Similar threats were received in Alamosa, Aspen, Aurora, Boulder, Brighton, Brush, Canon City, Englewood, Estes Park, Glenwood Springs, Gilpin County and Littleton, according to the Denver Post. At various schools, students went into lockdown, but no injuries have been reported across the state.

In a news conference on Wednesday outside of Boulder High School, Boulder Police Chief Maris Herold said a 911 call included a caller saying they were armed and firing shots, with gunfire being heard in the background, according to Denver Post reporting. Herold referred to the call as “very scary.”

Swatting, or issuing a hoax threat is a federal crime and can lead to jail time of up to five years in federal prison, as well as potential state and local charges.

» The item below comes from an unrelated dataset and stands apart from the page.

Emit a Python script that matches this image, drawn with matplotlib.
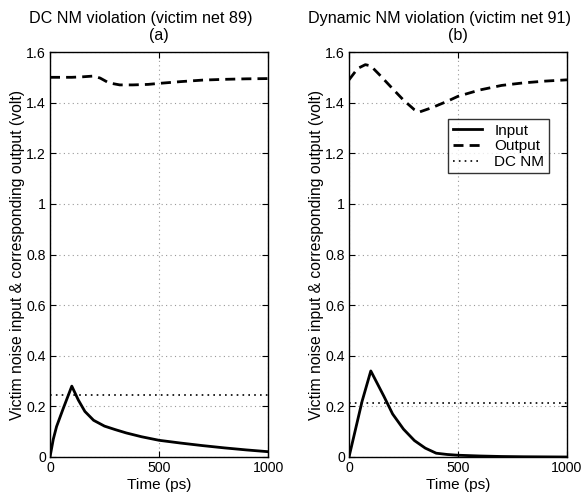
import matplotlib
matplotlib.use("Agg")
import matplotlib.pyplot as plt

plt.rcParams['font.family'] = ['Liberation Sans', 'DejaVu Sans']

# Panel (a): DC NM violation
t_in_a = [0, 15, 30, 60, 100, 130, 160, 200, 250, 300, 350, 420, 500, 600, 700, 800, 900, 1000]
v_in_a = [0, 0.07, 0.12, 0.19, 0.28, 0.225, 0.18, 0.145, 0.122, 0.108, 0.095, 0.08, 0.066, 0.055, 0.045, 0.036, 0.028, 0.021]
t_out_a = [0, 100, 150, 200, 230, 270, 320, 380, 450, 500, 600, 700, 800, 900, 1000]
v_out_a = [1.500, 1.500, 1.502, 1.505, 1.497, 1.478, 1.470, 1.470, 1.472, 1.476, 1.483, 1.489, 1.492, 1.494, 1.495]
dcnm_a = 0.245

# Panel (b): Dynamic NM violation
t_in_b = [0, 30, 60, 100, 130, 160, 200, 250, 300, 350, 400, 450, 500, 600, 700, 800, 1000]
v_in_b = [0, 0.11, 0.22, 0.34, 0.29, 0.24, 0.17, 0.11, 0.065, 0.035, 0.015, 0.01, 0.007, 0.004, 0.002, 0.001, 0.0]
t_out_b = [0, 40, 75, 100, 140, 200, 250, 300, 320, 380, 450, 500, 600, 700, 800, 900, 1000]
v_out_b = [1.49, 1.535, 1.55, 1.545, 1.51, 1.455, 1.41, 1.372, 1.362, 1.38, 1.405, 1.425, 1.45, 1.468, 1.478, 1.485, 1.49]
dcnm_b = 0.215

titles = ['DC NM violation (victim net 89)', 'Dynamic NM violation (victim net 91)']
subtitles = ['(a)', '(b)']
xticks = [0, 500, 1000]
yticks = [0, 0.2, 0.4, 0.6, 0.8, 1.0, 1.2, 1.4, 1.6]
yticklabels = ['0', '0.2', '0.4', '0.6', '0.8', '1', '1.2', '1.4', '1.6']

fig = plt.figure(figsize=(5.84, 4.93), dpi=100)
ax1 = fig.add_axes([50/584, 36/493, 218/584, 405/493])
ax2 = fig.add_axes([349/584, 36/493, 218/584, 405/493])

px = 0.72  # points per pixel at 100 dpi
data = [(ax1, t_in_a, v_in_a, t_out_a, v_out_a, dcnm_a), (ax2, t_in_b, v_in_b, t_out_b, v_out_b, dcnm_b)]
for i, (ax, ti, vi, to, vo, dc) in enumerate(data):
    ax.plot(ti, vi, color='black', lw=2.0, ls='-', label='Input')
    ax.plot(to, vo, color='black', lw=2.0, ls=(0, (3.6, 2.2)), label='Output')
    ax.plot([0, 1000], [dc, dc], color='black', lw=1.2, ls=(0, (1, 2.5)), label='DC NM')
    ax.set_xlim(0, 1000)
    ax.set_ylim(0, 1.6)
    ax.set_xticks(xticks)
    ax.set_yticks(yticks)
    ax.set_yticklabels(yticklabels)
    ax.grid(True, color='#999999', ls=(0, (1, 3)), lw=0.8)
    ax.tick_params(direction='in', top=True, right=True, labelsize=10.2, length=4, pad=3)
    for s in ax.spines.values():
        s.set_linewidth(1.0)
    ax.annotate(titles[i], xy=(0.5, 1.0), xycoords='axes fraction',
                xytext=(-18 * px, 29 * px), textcoords='offset points',
                ha='center', va='baseline', fontsize=11.6)
    ax.annotate(subtitles[i], xy=(0.5, 1.0), xycoords='axes fraction',
                xytext=(0, 12 * px), textcoords='offset points',
                ha='center', va='baseline', fontsize=11.6)
    ax.set_xlabel('Time (ps)', fontsize=11.1, labelpad=2)
    ax.set_ylabel('Victim noise input & corresponding output (volt)', fontsize=11.3, labelpad=1)

leg = ax2.legend(loc='upper right', bbox_to_anchor=(0.917, 0.834), fontsize=11, frameon=True,
                 fancybox=False, edgecolor='black', handlelength=1.9, borderpad=0.3,
                 labelspacing=0.1, handletextpad=0.8, borderaxespad=0)
leg.get_frame().set_linewidth(1.0)

fig.savefig('out.png', dpi=100)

The Douglas County Sheriff’s Office reported similar swatting calls on Tuesday, Feb. 21, though none turned out to be valid, according to KQEN News. Similar reports caused lockdowns in Florida and Oregon on Tuesday, according to Wear News and Yak Tri News.

At least 13 schools in Massachusetts were targeted with swatting calls a week ago on Feb. 15, which was the third day in a row that schools in that state received these calls, according to Boston.com.

Noble said this is not the first time Steamboat Police have responded to similar swatting calls.

“The police department has responded to swatting calls throughout the years,” Noble said. “It’s not something we haven’t been exposed to in the past.”